If instead they coordinate to divide the fees more or less equally, then whoever doesn’t get the high fee paying transaction takes on the task of upgrading 99 low fee paying transactions. So in this case there is still an imbalance of workload.
This is true from a collective perspective, but false from an individual perspective. An individual Upgrader can rationally decide to Upgrade the same transaction they know others are Upgrading so that they can benefit from the fee instead.
The statement is false in case (1). Assume the system is running at full capacity. Then double the number of Upgraders and double the number of transactions. The workload of every Upgrader has doubled and they can’t keep up with the block time. Only half of the transactions can make it through.
The statement is true in case (2). Assume the system is running at full capacity. Then double the number of Upgraders and double the number of transactions.
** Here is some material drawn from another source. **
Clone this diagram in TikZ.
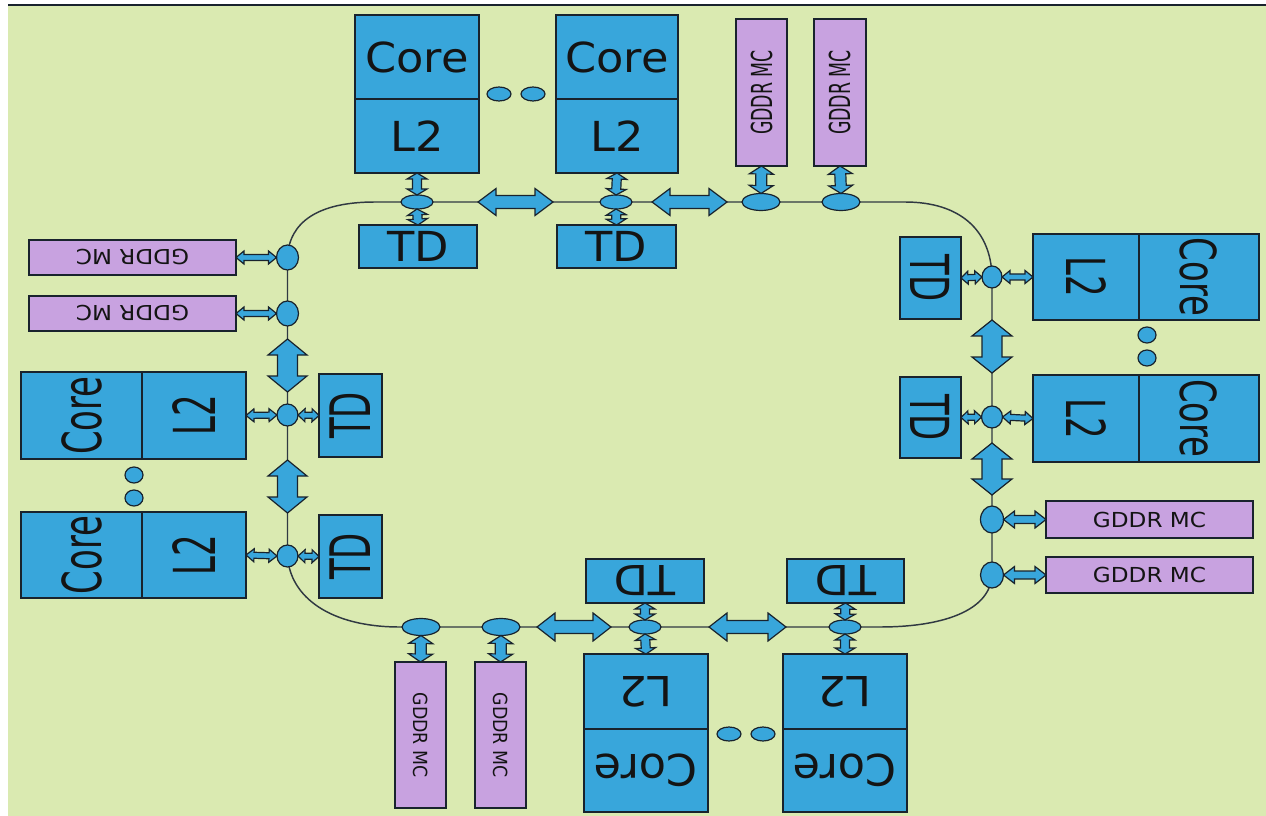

The workload of every individual Upgrader is the same. (There is an overhead due to one extra merge step being required but this one extra step is asymptotically negligible.)
So clearly the system I am describing resembles (2) more than it resembles (1).
However, the question is not: what is the optimal distribution of work, in the abstract? That answer is obvious. The question is, how best to approximate the optimal distribution of work in an adversarial environment? I think you will be hard-pressed to find a solution that works better than markets and prices.
So how does the present proposal approximate the optimal distribution of work in an adversarial environment? In a (probably way too abstract) nutshell, Upgraders adopt a Nash-optimal strategy, which most probably balances profit with randomness. How to find this Nash equilibrium? We can discuss strategies but ultimately the best way is to leverage arbitrage: let Upgraders chase profits and over time they will converge to a Nash equilibrium.